=== GIVEN REQUEST ===
Starting with the first line of the data below, copy each line up to and including the one containing "GAITHERSBURG, MD 20878</text>". Pictures stay out.

—————

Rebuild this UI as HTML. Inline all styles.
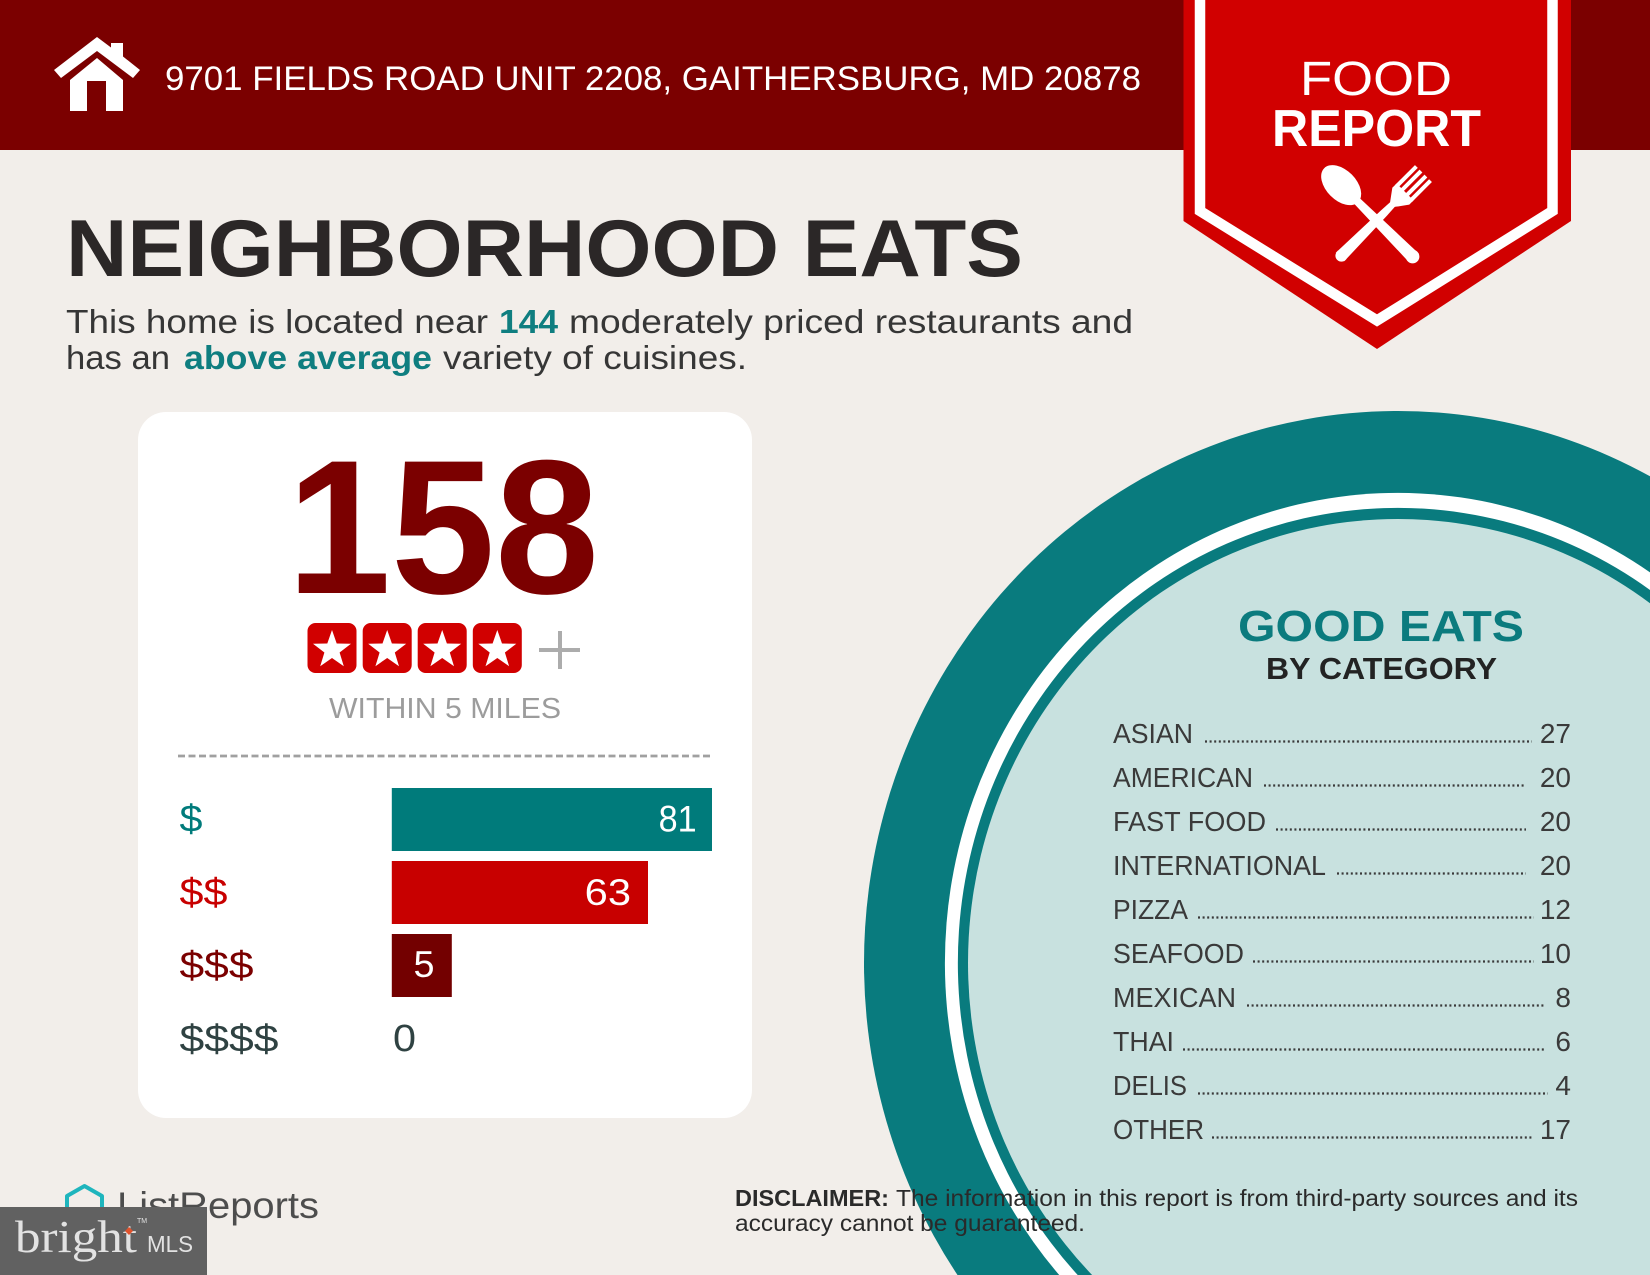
<!DOCTYPE html>
<html>
<head>
<meta charset="utf-8">
<style>
html,body{margin:0;padding:0;background:#f2eeea;width:1650px;height:1275px;overflow:hidden;}
svg{display:block;}
text{font-family:"Liberation Sans",sans-serif;}
</style>
</head>
<body>
<svg width="1650" height="1275" viewBox="0 0 1650 1275" xmlns="http://www.w3.org/2000/svg" style="overflow:hidden">
<defs>
<path id="star" d="M0,-20 L4.7,-6.5 L19,-6.2 L7.6,2.5 L11.8,16.2 L0,8 L-11.8,16.2 L-7.6,2.5 L-19,-6.2 L-4.7,-6.5 Z" fill="#ffffff"/>
</defs>
<rect width="1650" height="1275" fill="#f2eeea"/>
<!-- header band -->
<rect x="0" y="0" width="1650" height="150" fill="#7b0000"/>
<!-- house icon -->
<polygon points="54,70 97,37 111,47.5 111,43 123,43 123,56.5 140,70 133,78 97,51 61,78" fill="#ffffff"/>
<polygon points="70,111 70,80 97,58 123,80 123,111" fill="#ffffff"/>
<rect x="87" y="81" width="19" height="30" fill="#7b0000"/>
<text x="165" y="90" font-size="34" fill="#ffffff" textLength="976" lengthAdjust="spacingAndGlyphs">9701 FIELDS ROAD UNIT 2208, GAITHERSBURG, MD 20878</text>

<!-- banner -->
<polygon points="1183.5,0 1571,0 1571,221 1377,349 1183.5,221" fill="#d10000"/>
<polyline points="1200,0 1200,211 1377,320.5 1552.5,211 1552.5,0" fill="none" stroke="#ffffff" stroke-width="10.5"/>
<text x="1300" y="95" font-size="48" fill="#ffffff" textLength="152" lengthAdjust="spacingAndGlyphs">FOOD</text>
<text x="1272" y="146" font-size="52" font-weight="bold" fill="#ffffff" textLength="209" lengthAdjust="spacingAndGlyphs">REPORT</text>
<!-- spoon -->
<g transform="translate(1414,258) rotate(-45)">
  <path d="M-6.5,0 L6.5,0 L4,-80 L-4,-80 Z" fill="#ffffff"/>
  <circle cx="0" cy="-2" r="6.8" fill="#ffffff"/>
  <ellipse cx="0" cy="-103" rx="15" ry="24" fill="#ffffff"/>
</g>
<!-- fork -->
<g transform="translate(1340,257) rotate(45)">
  <path d="M-6,0 L6,0 L4,-62 L3.2,-76 L-3.2,-76 L-4,-62 Z" fill="#ffffff"/>
  <circle cx="0" cy="-2" r="6" fill="#ffffff"/>
  <path d="M-3.2,-74 L3.2,-74 L12,-86 L12,-92 L-12,-92 L-12,-86 Z" fill="#ffffff"/>
  <rect x="-12" y="-118" width="4" height="28" fill="#ffffff"/>
  <rect x="-5.5" y="-118" width="4" height="28" fill="#ffffff"/>
  <rect x="1.5" y="-118" width="4" height="28" fill="#ffffff"/>
  <rect x="8" y="-118" width="4" height="28" fill="#ffffff"/>
</g>

<!-- title -->
<text x="66" y="276" font-size="81" font-weight="bold" fill="#2b2727" textLength="957" lengthAdjust="spacingAndGlyphs">NEIGHBORHOOD EATS</text>
<text x="66" y="333" font-size="33" fill="#363636" textLength="422" lengthAdjust="spacingAndGlyphs">This home is located near</text>
<text x="499" y="333" font-size="33" font-weight="bold" fill="#0f7e80" textLength="59" lengthAdjust="spacingAndGlyphs">144</text>
<text x="569" y="333" font-size="33" fill="#363636" textLength="564" lengthAdjust="spacingAndGlyphs">moderately priced restaurants and</text>
<text x="66" y="369" font-size="33" fill="#363636" textLength="104" lengthAdjust="spacingAndGlyphs">has an</text>
<text x="184" y="369" font-size="33" font-weight="bold" fill="#0f7e80" textLength="248" lengthAdjust="spacingAndGlyphs">above average</text>
<text x="443" y="369" font-size="33" fill="#363636" textLength="304" lengthAdjust="spacingAndGlyphs">variety of cuisines.</text>

<!-- card -->
<rect x="138" y="412" width="614" height="706" rx="28" ry="28" fill="#ffffff"/>
<text x="287" y="593" font-size="191" font-weight="bold" fill="#7b0000" textLength="312" lengthAdjust="spacingAndGlyphs">158</text>
<rect x="307.5" y="623" width="49" height="50" rx="8" fill="#d10000"/>
<rect x="362.7" y="623" width="49" height="50" rx="8" fill="#d10000"/>
<rect x="417.7" y="623" width="49" height="50" rx="8" fill="#d10000"/>
<rect x="472.8" y="623" width="49" height="50" rx="8" fill="#d10000"/>
<use href="#star" x="332" y="650"/>
<use href="#star" x="387.2" y="650"/>
<use href="#star" x="442.2" y="650"/>
<use href="#star" x="497.3" y="650"/>
<line x1="539" y1="650" x2="580" y2="650" stroke="#acacac" stroke-width="4"/>
<line x1="560" y1="631" x2="560" y2="669" stroke="#acacac" stroke-width="4"/>
<text x="329" y="718" font-size="29" fill="#9c9c9c" textLength="232" lengthAdjust="spacingAndGlyphs">WITHIN 5 MILES</text>
<line x1="178" y1="756" x2="712" y2="756" stroke="#a0a0a0" stroke-width="2.7" stroke-dasharray="7 3.5"/>

<rect x="391.8" y="788" width="320.2" height="63" fill="#007b7b"/>
<rect x="391.8" y="861" width="256.2" height="63" fill="#c80000"/>
<rect x="391.8" y="934" width="60" height="63" fill="#730000"/>
<text x="179.5" y="831.7" font-size="38" fill="#007b7b" textLength="23" lengthAdjust="spacingAndGlyphs">$</text>
<text x="179.5" y="905" font-size="38" fill="#c80000" textLength="48" lengthAdjust="spacingAndGlyphs">$$</text>
<text x="179.5" y="978" font-size="38" fill="#7b0000" textLength="74" lengthAdjust="spacingAndGlyphs">$$$</text>
<text x="179.5" y="1051.7" font-size="38" fill="#2f4242" textLength="99" lengthAdjust="spacingAndGlyphs">$$$$</text>
<text x="658.6" y="831.7" font-size="37" fill="#ffffff" textLength="38" lengthAdjust="spacingAndGlyphs">81</text>
<text x="584.7" y="905" font-size="37" fill="#ffffff" textLength="46.3" lengthAdjust="spacingAndGlyphs">63</text>
<text x="413.5" y="977" font-size="37" fill="#ffffff" textLength="21" lengthAdjust="spacingAndGlyphs">5</text>
<text x="393" y="1051" font-size="38" fill="#2f4242" textLength="23" lengthAdjust="spacingAndGlyphs">0</text>

<!-- circle (arcs clipped geometrically to the frame) -->
<path d="M957.5,1275 A534,552 0 0 1 1650,476.3 L1650,1275 Z" fill="#097b7e"/>
<path d="M1059.2,1275 A453,470 0 0 1 1650,572.4 L1650,1275 Z" fill="#ffffff"/>
<path d="M1077.7,1275 A440,455 0 0 1 1650,590 L1650,1275 Z" fill="#097b7e"/>
<path d="M1092.1,1275 A430,444 0 0 1 1650,603.2 L1650,1275 Z" fill="#c8e1df"/>

<text x="1238" y="641" font-size="44" font-weight="bold" fill="#0b7b7e" textLength="286" lengthAdjust="spacingAndGlyphs">GOOD EATS</text>
<text x="1266" y="679" font-size="31" font-weight="bold" fill="#232323" textLength="231" lengthAdjust="spacingAndGlyphs">BY CATEGORY</text>

<g font-size="28" fill="#3a3a3a">
<text x="1113" y="743" textLength="80" lengthAdjust="spacingAndGlyphs">ASIAN</text>
<text x="1571" y="743" text-anchor="end">27</text>
<text x="1113" y="787" textLength="140" lengthAdjust="spacingAndGlyphs">AMERICAN</text>
<text x="1571" y="787" text-anchor="end">20</text>
<text x="1113" y="831" textLength="153" lengthAdjust="spacingAndGlyphs">FAST FOOD</text>
<text x="1571" y="831" text-anchor="end">20</text>
<text x="1113" y="875" textLength="213" lengthAdjust="spacingAndGlyphs">INTERNATIONAL</text>
<text x="1571" y="875" text-anchor="end">20</text>
<text x="1113" y="919" textLength="75" lengthAdjust="spacingAndGlyphs">PIZZA</text>
<text x="1571" y="919" text-anchor="end">12</text>
<text x="1113" y="963" textLength="131" lengthAdjust="spacingAndGlyphs">SEAFOOD</text>
<text x="1571" y="963" text-anchor="end">10</text>
<text x="1113" y="1007" textLength="123" lengthAdjust="spacingAndGlyphs">MEXICAN</text>
<text x="1571" y="1007" text-anchor="end">8</text>
<text x="1113" y="1051" textLength="61" lengthAdjust="spacingAndGlyphs">THAI</text>
<text x="1571" y="1051" text-anchor="end">6</text>
<text x="1113" y="1095" textLength="74" lengthAdjust="spacingAndGlyphs">DELIS</text>
<text x="1571" y="1095" text-anchor="end">4</text>
<text x="1113" y="1139" textLength="91" lengthAdjust="spacingAndGlyphs">OTHER</text>
<text x="1571" y="1139" text-anchor="end">17</text>
</g>
<g stroke="#3a3a3a" stroke-width="2.2" stroke-dasharray="2 2.6">
<line x1="1205" y1="741.5" x2="1532" y2="741.5"/>
<line x1="1264" y1="785.5" x2="1526" y2="785.5"/>
<line x1="1276" y1="829.5" x2="1526" y2="829.5"/>
<line x1="1337" y1="873.5" x2="1526" y2="873.5"/>
<line x1="1198" y1="917.5" x2="1534" y2="917.5"/>
<line x1="1253" y1="961.5" x2="1534" y2="961.5"/>
<line x1="1247" y1="1005.5" x2="1544" y2="1005.5"/>
<line x1="1183" y1="1049.5" x2="1544" y2="1049.5"/>
<line x1="1198" y1="1093.5" x2="1548" y2="1093.5"/>
<line x1="1212" y1="1137.5" x2="1534" y2="1137.5"/>
</g>

<!-- disclaimer -->
<text x="735" y="1206" font-size="23" font-weight="bold" fill="#2a2a2a" textLength="154" lengthAdjust="spacingAndGlyphs">DISCLAIMER:</text>
<text x="896" y="1206" font-size="23" fill="#2a2a2a" textLength="682" lengthAdjust="spacingAndGlyphs">The information in this report is from third-party sources and its</text>
<text x="735" y="1231" font-size="23" fill="#2a2a2a" textLength="350" lengthAdjust="spacingAndGlyphs">accuracy cannot be guaranteed.</text>

<!-- ListReports -->
<polyline points="67,1218 67,1196 84.5,1186 102,1196 102,1218" fill="none" stroke="#1fb5bd" stroke-width="4" stroke-linejoin="round"/>
<text x="117" y="1218" font-size="37" fill="#4d4d4d" textLength="202" lengthAdjust="spacingAndGlyphs">ListReports</text>

<!-- bright MLS -->
<rect x="0" y="1207" width="207" height="68" fill="#616161"/>
<text x="15" y="1252" font-size="46" fill="#e2e2e2" textLength="122" lengthAdjust="spacingAndGlyphs" style="font-family:'Liberation Serif',serif">bright</text>
<polygon points="129,1227 133,1231 129,1235 125,1231" fill="#e0522c"/>
<text x="137" y="1223" font-size="7" fill="#e2e2e2">TM</text>
<text x="147" y="1252" font-size="23" fill="#e2e2e2" textLength="46" lengthAdjust="spacingAndGlyphs">MLS</text>
</svg>
</body>
</html>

—————

=== EXPECTED ANSWER ===
Rebuild this UI as HTML. Inline all styles.
<!DOCTYPE html>
<html>
<head>
<meta charset="utf-8">
<style>
html,body{margin:0;padding:0;background:#f2eeea;width:1650px;height:1275px;overflow:hidden;}
svg{display:block;}
text{font-family:"Liberation Sans",sans-serif;}
</style>
</head>
<body>
<svg width="1650" height="1275" viewBox="0 0 1650 1275" xmlns="http://www.w3.org/2000/svg" style="overflow:hidden">
<defs>
<path id="star" d="M0,-20 L4.7,-6.5 L19,-6.2 L7.6,2.5 L11.8,16.2 L0,8 L-11.8,16.2 L-7.6,2.5 L-19,-6.2 L-4.7,-6.5 Z" fill="#ffffff"/>
</defs>
<rect width="1650" height="1275" fill="#f2eeea"/>
<!-- header band -->
<rect x="0" y="0" width="1650" height="150" fill="#7b0000"/>
<!-- house icon -->
<polygon points="54,70 97,37 111,47.5 111,43 123,43 123,56.5 140,70 133,78 97,51 61,78" fill="#ffffff"/>
<polygon points="70,111 70,80 97,58 123,80 123,111" fill="#ffffff"/>
<rect x="87" y="81" width="19" height="30" fill="#7b0000"/>
<text x="165" y="90" font-size="34" fill="#ffffff" textLength="976" lengthAdjust="spacingAndGlyphs">9701 FIELDS ROAD UNIT 2208, GAITHERSBURG, MD 20878</text>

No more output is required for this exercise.